Transformation controversée d’un site mémorial historique
Un entrepreneur immobilier allemand projette de convertir les anciennes galeries du camp de concentration nazi de Langenstein-Zwieberge, une annexe du camp de Buchenwald, en un luxueux bunker souterrain. Cette initiative, censée offrir un refuge en cas de crises climatiques, suscite une vive réaction chez les défenseurs de la mémoire du lieu.
Près de la fosse commune où reposent des déportés, une discrète plaque métallique témoigne de la présence de Louis Bertrand, un Français qui a connu l’horreur de ce camp. Résistant arrêté par les nazis en août 1944, il a participé avec plus de 7 000 autres prisonniers à la construction de tunnels destinés à des opérations de production d’armement.

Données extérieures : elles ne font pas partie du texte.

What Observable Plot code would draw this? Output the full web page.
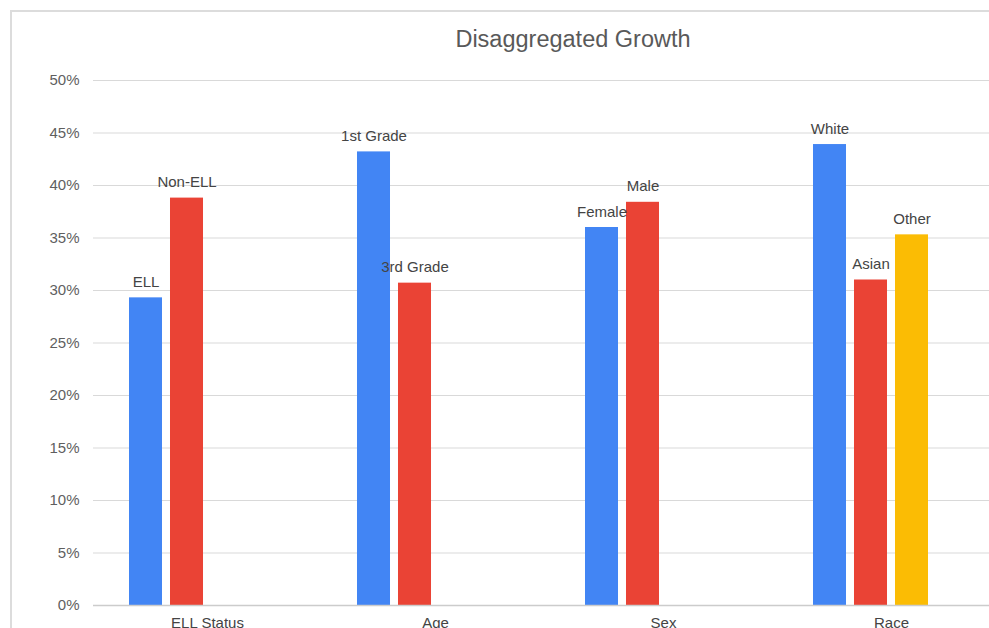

Racheté par Peter Jugl à partir de 2019, le site pourrait accueillir un vaste complexe de luxe comprenant hôpitaux, écoles, casinos et spas, agrémenté de levers et de couchers de soleil artificiels. Sur son site "BunkerCoin", Jugl attire des investisseurs potentiels en vantant ses projets pour cette ville souterraine.

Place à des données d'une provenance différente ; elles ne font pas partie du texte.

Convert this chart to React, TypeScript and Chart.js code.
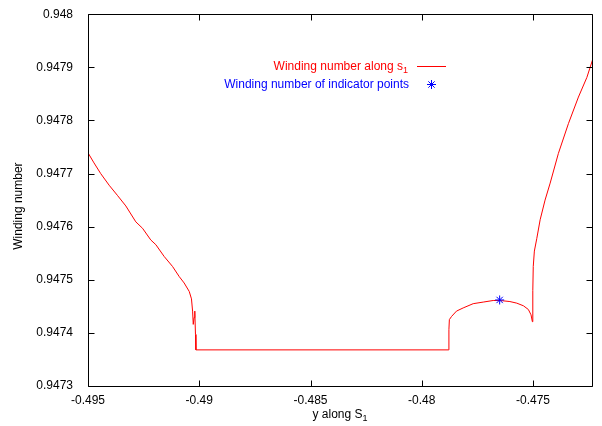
import { useEffect, useRef } from "react";
import { Chart, registerables } from "chart.js";

Chart.register(...registerables);

// ---- data ----
const curveX = [
  -0.495, -0.49473, -0.49443, -0.49405, -0.49368, -0.4933, -0.49285, -0.49255,
  -0.49218, -0.49195, -0.49158, -0.4912, -0.4909, -0.49068, -0.49045, -0.49035,
  -0.4903, -0.49027, -0.49023, -0.4902, -0.49017, -0.49015, -0.47881, -0.47878,
  -0.47876, -0.47866, -0.47844, -0.47814, -0.47769, -0.47724, -0.47679, -0.47649,
  -0.47604, -0.47573, -0.47543, -0.47521, -0.47509, -0.47503, -0.47501, -0.47499,
  -0.47494, -0.47483, -0.47468, -0.47446, -0.47423, -0.47386, -0.47341, -0.47296,
  -0.47258, -0.47231,
];
const curveY = [
  0.947739, 0.94772, 0.9477, 0.947678, 0.947659, 0.947639, 0.947609, 0.947597,
  0.947575, 0.947566, 0.947544, 0.947525, 0.947506, 0.947494, 0.947478, 0.947464,
  0.947441, 0.947416, 0.947429, 0.947441, 0.947397, 0.947368, 0.947368, 0.947406,
  0.947425, 0.947431, 0.947441, 0.947447, 0.947455, 0.947458, 0.947461, 0.947461,
  0.947459, 0.947456, 0.947451, 0.947444, 0.947434, 0.947421, 0.94748, 0.947525,
  0.947554, 0.947578, 0.947613, 0.94765, 0.947682, 0.947738, 0.947794, 0.947844,
  0.947881, 0.947916,
];
const markerX = [-0.4765];
const markerY = [0.947462];

const xTicks = [-0.495, -0.49, -0.485, -0.48, -0.475];
const yTicks = [0.9473, 0.9474, 0.9475, 0.9476, 0.9477, 0.9478, 0.9479, 0.948];
const xMin = -0.495;
const xMax = -0.47235;
const yMin = 0.9473;
const yMax = 0.948;

const xTitle = "y along S";
const xTitleSub = "1";
const yTitle = "Winding number";
const legendCurve = "Winding number along s";
const legendCurveSub = "1";
const legendMarker = "Winding number of indicator points";

const FONT = '"Liberation Sans", Arial, Helvetica, sans-serif';
const FS = 12;
const RED = "#ff0000";
const BLUE = "#0000ff";

function fmt(v: number): string {
  return String(Number(v.toFixed(5)));
}

function drawSubText(
  ctx: CanvasRenderingContext2D,
  main: string,
  sub: string,
  x: number,
  baseline: number,
  align: "right" | "center",
  color: string
) {
  ctx.font = `${FS}px ${FONT}`;
  const mw = ctx.measureText(main).width;
  ctx.font = `${FS * 0.75}px ${FONT}`;
  const sw = ctx.measureText(sub).width;
  const total = mw + sw;
  const start = align === "right" ? x - total : x - total / 2;
  ctx.fillStyle = color;
  ctx.textAlign = "left";
  ctx.textBaseline = "alphabetic";
  ctx.font = `${FS}px ${FONT}`;
  ctx.fillText(main, start, baseline);
  ctx.font = `${FS * 0.75}px ${FONT}`;
  ctx.fillText(sub, start + mw, baseline + 3);
}

const framePlugin = {
  id: "gnuframe",
  afterDraw(chart: any) {
    const { ctx, chartArea: a, scales } = chart;
    const xs = scales.x;
    const ys = scales.y;
    ctx.save();
    ctx.strokeStyle = "#000";
    ctx.lineWidth = 1;
    const L = Math.round(a.left) + 0.5;
    const R = Math.round(a.right) + 0.5;
    const T = Math.round(a.top) + 0.5;
    const B = Math.round(a.bottom) + 0.5;
    ctx.beginPath();
    ctx.rect(L, T, R - L, B - T);
    const tl = 6;
    for (const v of xTicks) {
      const px = Math.round(xs.getPixelForValue(v)) + 0.5;
      ctx.moveTo(px, B);
      ctx.lineTo(px, B - tl);
      ctx.moveTo(px, T);
      ctx.lineTo(px, T + tl);
    }
    for (const v of yTicks) {
      const py = Math.round(ys.getPixelForValue(v)) + 0.5;
      ctx.moveTo(L, py);
      ctx.lineTo(L + tl, py);
      ctx.moveTo(R, py);
      ctx.lineTo(R - tl, py);
    }
    ctx.stroke();

    // axis titles
    drawSubText(ctx, xTitle, xTitleSub, (a.left + a.right) / 2, 418, "center", "#000");
    ctx.save();
    ctx.translate(22, (a.top + a.bottom) / 2 + 6);
    ctx.rotate(-Math.PI / 2);
    ctx.font = `${FS}px ${FONT}`;
    ctx.fillStyle = "#000";
    ctx.textAlign = "center";
    ctx.textBaseline = "alphabetic";
    ctx.fillText(yTitle, 0, 0);
    ctx.restore();

    // legend
    drawSubText(ctx, legendCurve, legendCurveSub, 408, 70, "right", RED);
    ctx.strokeStyle = RED;
    ctx.beginPath();
    ctx.moveTo(417, 66.5);
    ctx.lineTo(446, 66.5);
    ctx.stroke();

    ctx.font = `${FS}px ${FONT}`;
    ctx.fillStyle = BLUE;
    ctx.textAlign = "right";
    ctx.textBaseline = "alphabetic";
    ctx.fillText(legendMarker, 409, 88);
    const sx = 431.5;
    const sy = 84.5;
    const r = 4.5;
    const d = r * Math.SQRT1_2;
    ctx.strokeStyle = BLUE;
    ctx.beginPath();
    ctx.moveTo(sx - r, sy);
    ctx.lineTo(sx + r, sy);
    ctx.moveTo(sx, sy - r);
    ctx.lineTo(sx, sy + r);
    ctx.moveTo(sx - d, sy - d);
    ctx.lineTo(sx + d, sy + d);
    ctx.moveTo(sx - d, sy + d);
    ctx.lineTo(sx + d, sy - d);
    ctx.stroke();
    ctx.restore();
  },
};

export default function App() {
  const ref = useRef<HTMLCanvasElement | null>(null);

  useEffect(() => {
    document.body.style.margin = "0";
    const canvas = ref.current;
    if (!canvas) return;
    const chart = new Chart(canvas, {
      type: "scatter",
      data: {
        datasets: [
          {
            label: legendCurve,
            data: curveX.map((x, i) => ({ x, y: curveY[i] })),
            showLine: true,
            borderColor: RED,
            backgroundColor: RED,
            borderWidth: 1,
            pointRadius: 0,
            tension: 0,
            order: 2,
          },
          {
            label: legendMarker,
            data: markerX.map((x, i) => ({ x, y: markerY[i] })),
            showLine: false,
            pointStyle: "star",
            pointRadius: 4.5,
            borderColor: BLUE,
            backgroundColor: BLUE,
            borderWidth: 1,
            order: 1,
          },
        ],
      } as any,
      options: {
        animation: false,
        responsive: false,
        devicePixelRatio: 1,
        layout: { padding: { top: 13, right: 10, left: 0, bottom: 0 } },
        plugins: { legend: { display: false }, tooltip: { enabled: false } },
        scales: {
          x: {
            type: "linear",
            min: xMin,
            max: xMax,
            grid: { display: false },
            border: { display: false },
            afterBuildTicks: (s: any) => {
              s.ticks = xTicks.map((v) => ({ value: v }));
            },
            afterFit: (s: any) => {
              s.height = 40;
            },
            ticks: {
              color: "#000",
              font: { family: FONT, size: FS },
              padding: -1,
              maxRotation: 0,
              autoSkip: false,
              callback: (v: any) => fmt(Number(v)),
            },
          },
          y: {
            type: "linear",
            min: yMin,
            max: yMax,
            grid: { display: false },
            border: { display: false },
            afterBuildTicks: (s: any) => {
              s.ticks = yTicks.map((v) => ({ value: v }));
            },
            afterFit: (s: any) => {
              s.width = 88;
            },
            ticks: {
              color: "#000",
              font: { family: FONT, size: FS },
              padding: 7,
              autoSkip: false,
              callback: (v: any) => fmt(Number(v)),
            },
          },
        },
      } as any,
      plugins: [framePlugin],
    });
    return () => chart.destroy();
  }, []);

  return <canvas ref={ref} width={602} height={426} style={{ display: "block" }} />;
}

Cependant, cette vision est accueillie avec un mélange d’incrédulité et d’indignation. Jean-Louis Bertrand, fils de Louis, souligne que l’ensemble de cet espace est indissociable de l’histoire tragique du camp. Pour l’association des descendants des détenus, le tunnel représente l’essence même des souffrances vécues ici.

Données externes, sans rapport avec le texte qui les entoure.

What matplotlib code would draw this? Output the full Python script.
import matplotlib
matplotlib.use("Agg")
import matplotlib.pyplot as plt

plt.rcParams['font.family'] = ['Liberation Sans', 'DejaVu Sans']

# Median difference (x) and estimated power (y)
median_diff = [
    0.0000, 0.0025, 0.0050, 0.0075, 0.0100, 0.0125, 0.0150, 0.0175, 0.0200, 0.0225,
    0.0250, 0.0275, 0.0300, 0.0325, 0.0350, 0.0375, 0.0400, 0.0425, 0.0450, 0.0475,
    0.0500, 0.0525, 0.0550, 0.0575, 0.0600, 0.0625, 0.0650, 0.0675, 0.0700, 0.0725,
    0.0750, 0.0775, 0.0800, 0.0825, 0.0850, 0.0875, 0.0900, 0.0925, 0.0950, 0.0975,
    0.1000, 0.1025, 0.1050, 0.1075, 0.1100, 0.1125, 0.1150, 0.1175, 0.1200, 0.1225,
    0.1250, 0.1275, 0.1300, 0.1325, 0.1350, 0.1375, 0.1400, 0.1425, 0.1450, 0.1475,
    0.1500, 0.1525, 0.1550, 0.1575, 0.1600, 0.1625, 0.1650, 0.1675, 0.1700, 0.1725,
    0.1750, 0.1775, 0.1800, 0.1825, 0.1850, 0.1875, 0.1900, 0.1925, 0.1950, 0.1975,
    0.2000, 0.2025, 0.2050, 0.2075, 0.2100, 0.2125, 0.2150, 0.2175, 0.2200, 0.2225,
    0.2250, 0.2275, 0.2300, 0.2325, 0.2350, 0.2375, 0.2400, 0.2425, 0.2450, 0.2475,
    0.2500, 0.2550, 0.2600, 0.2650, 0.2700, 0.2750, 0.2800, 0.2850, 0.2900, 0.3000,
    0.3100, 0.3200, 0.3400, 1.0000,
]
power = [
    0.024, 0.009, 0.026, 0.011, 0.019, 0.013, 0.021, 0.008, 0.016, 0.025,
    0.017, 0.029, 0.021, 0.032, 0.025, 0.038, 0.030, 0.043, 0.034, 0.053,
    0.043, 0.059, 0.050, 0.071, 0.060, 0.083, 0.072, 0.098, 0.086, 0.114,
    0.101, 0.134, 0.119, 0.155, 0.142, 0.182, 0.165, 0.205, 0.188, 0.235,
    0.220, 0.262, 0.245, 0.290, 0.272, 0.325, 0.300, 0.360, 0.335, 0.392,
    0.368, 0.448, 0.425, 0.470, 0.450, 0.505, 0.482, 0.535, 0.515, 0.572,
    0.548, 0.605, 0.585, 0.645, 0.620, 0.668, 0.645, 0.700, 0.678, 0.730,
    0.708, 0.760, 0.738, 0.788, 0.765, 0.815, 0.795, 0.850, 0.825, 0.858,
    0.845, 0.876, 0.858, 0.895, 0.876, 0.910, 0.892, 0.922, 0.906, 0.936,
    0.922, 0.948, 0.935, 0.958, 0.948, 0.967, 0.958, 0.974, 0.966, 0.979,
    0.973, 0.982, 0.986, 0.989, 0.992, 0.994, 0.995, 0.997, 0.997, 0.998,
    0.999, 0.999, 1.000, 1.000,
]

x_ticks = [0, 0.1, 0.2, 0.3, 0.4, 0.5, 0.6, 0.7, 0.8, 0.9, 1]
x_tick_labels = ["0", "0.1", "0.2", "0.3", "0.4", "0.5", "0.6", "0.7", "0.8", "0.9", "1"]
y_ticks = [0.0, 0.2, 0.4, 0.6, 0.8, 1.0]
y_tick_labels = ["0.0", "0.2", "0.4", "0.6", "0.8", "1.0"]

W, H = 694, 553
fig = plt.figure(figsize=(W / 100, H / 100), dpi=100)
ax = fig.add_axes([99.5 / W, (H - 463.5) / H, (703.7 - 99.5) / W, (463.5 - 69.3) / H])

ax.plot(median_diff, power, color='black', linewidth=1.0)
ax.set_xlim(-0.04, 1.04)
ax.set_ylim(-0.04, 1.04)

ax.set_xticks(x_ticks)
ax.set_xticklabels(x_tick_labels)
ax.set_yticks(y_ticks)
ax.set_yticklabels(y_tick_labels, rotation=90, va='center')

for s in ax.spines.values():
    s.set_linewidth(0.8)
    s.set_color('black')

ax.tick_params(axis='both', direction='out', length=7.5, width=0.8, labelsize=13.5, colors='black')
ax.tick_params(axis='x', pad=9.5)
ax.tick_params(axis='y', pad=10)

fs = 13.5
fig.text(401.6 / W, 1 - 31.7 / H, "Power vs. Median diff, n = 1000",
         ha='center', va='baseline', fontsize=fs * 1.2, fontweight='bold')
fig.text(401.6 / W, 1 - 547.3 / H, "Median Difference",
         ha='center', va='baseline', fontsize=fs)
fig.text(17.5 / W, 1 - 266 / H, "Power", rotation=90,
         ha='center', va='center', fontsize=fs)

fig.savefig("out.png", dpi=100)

Peter Jugl, en réponse à la controverse, a affirmé que les galeries souterraines n’étaient pas liées au mémorial distant de deux kilomètres, une déclaration qui a provoqué la colère des héritiers des déportés. Le directeur de la Fondation du mémorial, Gero Fedtke, a également qualifié le projet de "inapproprié" au regard de l’héritage historique du site.
Les galeries, jadis utilisées comme entrepôts de munitions pendant la guerre froide, sont aujourd’hui dans le collimateur du gouvernement de Saxe-Anhalt, qui aspire à les acquérir pour en garantir un accès public. Le ministre régional de la Culture, Rainer Robra, a même sollicité une aide financière auprès de Berlin pour faciliter cette acquisition.
Jean-Louis Bertrand craint que les intentions de Jugl ne soient motivées par un désir de profit, avec un objectif caché de faire monter le prix de vente du site. Face à l’amateurisme d’un projet risquant d’altérer la mémoire de millions de victimes, la défense de ce mémorial semble plus nécessaire que jamais.